— Start —
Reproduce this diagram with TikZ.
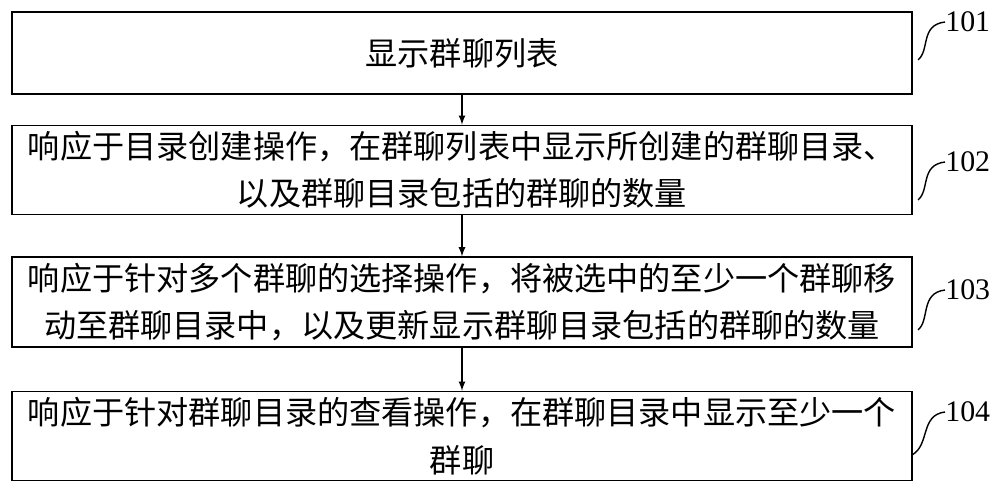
\documentclass[tikz,border=0pt]{standalone}
\usepackage{fontspec}
\setmainfont{Liberation Serif}
\newfontfamily\cjk{Noto Sans CJK SC}
\usetikzlibrary{positioning}
\begin{document}
\begin{tikzpicture}[x=0.02cm,y=-0.02cm,
    stepbox/.style={draw, thick, minimum width=18cm, align=center, font=\cjk\fontsize{18.3}{27}\selectfont},
    arrow/.style={-latex, thick},
    lead/.style={thick},
    tag/.style={font=\fontsize{17}{20}\selectfont, inner sep=0pt},
]
    \useasboundingbox (0,0) rectangle (1000,489);

    \node[stepbox, minimum height=1.64cm] (s1) at (462,53) {显示群聊列表};
    \node[stepbox, minimum height=1.72cm] (s2) at (462,170) {响应于目录创建操作，在群聊列表中显示所创建的群聊目录、\\以及群聊目录包括的群聊的数量};
    \node[stepbox, minimum height=1.72cm] (s3) at (462,302) {响应于针对多个群聊的选择操作，将被选中的至少一个群聊移\\动至群聊目录中，以及更新显示群聊目录包括的群聊的数量};
    \node[stepbox, minimum height=1.68cm] (s4) at (462,436) {响应于针对群聊目录的查看操作，在群聊目录中显示至少一个\\群聊};

    \draw[arrow] (s1) -- (s2);
    \draw[arrow] (s2) -- (s3);
    \draw[arrow] (s3) -- (s4);

    % step numbers
    \node[tag, anchor=west] (t1) at (945,22) {101};
    \node[tag, anchor=west] (t2) at (945,162) {102};
    \node[tag, anchor=west] (t3) at (945,290) {103};
    \node[tag, anchor=west] (t4) at (945,412) {104};

    \draw[lead] (918,60) .. controls (930,50) and (920,25) .. (t1.west);
    \draw[lead] (918,200) .. controls (930,190) and (920,165) .. (t2.west);
    \draw[lead] (918,330) .. controls (930,320) and (920,293) .. (t3.west);
    \draw[lead] (912,455) .. controls (930,445) and (920,415) .. (t4.west);
\end{tikzpicture}
\end{document}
— End —
# BRIEF
Repeat the lines above, starting at the first and stopping after the line that holds "anchor=west] (t4) at", with the pictures left out.

# ANSWER TO THIS TASK
Reproduce this diagram with TikZ.
\documentclass[tikz,border=0pt]{standalone}
\usepackage{fontspec}
\setmainfont{Liberation Serif}
\newfontfamily\cjk{Noto Sans CJK SC}
\usetikzlibrary{positioning}
\begin{document}
\begin{tikzpicture}[x=0.02cm,y=-0.02cm,
    stepbox/.style={draw, thick, minimum width=18cm, align=center, font=\cjk\fontsize{18.3}{27}\selectfont},
    arrow/.style={-latex, thick},
    lead/.style={thick},
    tag/.style={font=\fontsize{17}{20}\selectfont, inner sep=0pt},
]
    \useasboundingbox (0,0) rectangle (1000,489);

    \node[stepbox, minimum height=1.64cm] (s1) at (462,53) {显示群聊列表};
    \node[stepbox, minimum height=1.72cm] (s2) at (462,170) {响应于目录创建操作，在群聊列表中显示所创建的群聊目录、\\以及群聊目录包括的群聊的数量};
    \node[stepbox, minimum height=1.72cm] (s3) at (462,302) {响应于针对多个群聊的选择操作，将被选中的至少一个群聊移\\动至群聊目录中，以及更新显示群聊目录包括的群聊的数量};
    \node[stepbox, minimum height=1.68cm] (s4) at (462,436) {响应于针对群聊目录的查看操作，在群聊目录中显示至少一个\\群聊};

    \draw[arrow] (s1) -- (s2);
    \draw[arrow] (s2) -- (s3);
    \draw[arrow] (s3) -- (s4);

    % step numbers
    \node[tag, anchor=west] (t1) at (945,22) {101};
    \node[tag, anchor=west] (t2) at (945,162) {102};
    \node[tag, anchor=west] (t3) at (945,290) {103};
    \node[tag, anchor=west] (t4) at (945,412) {104};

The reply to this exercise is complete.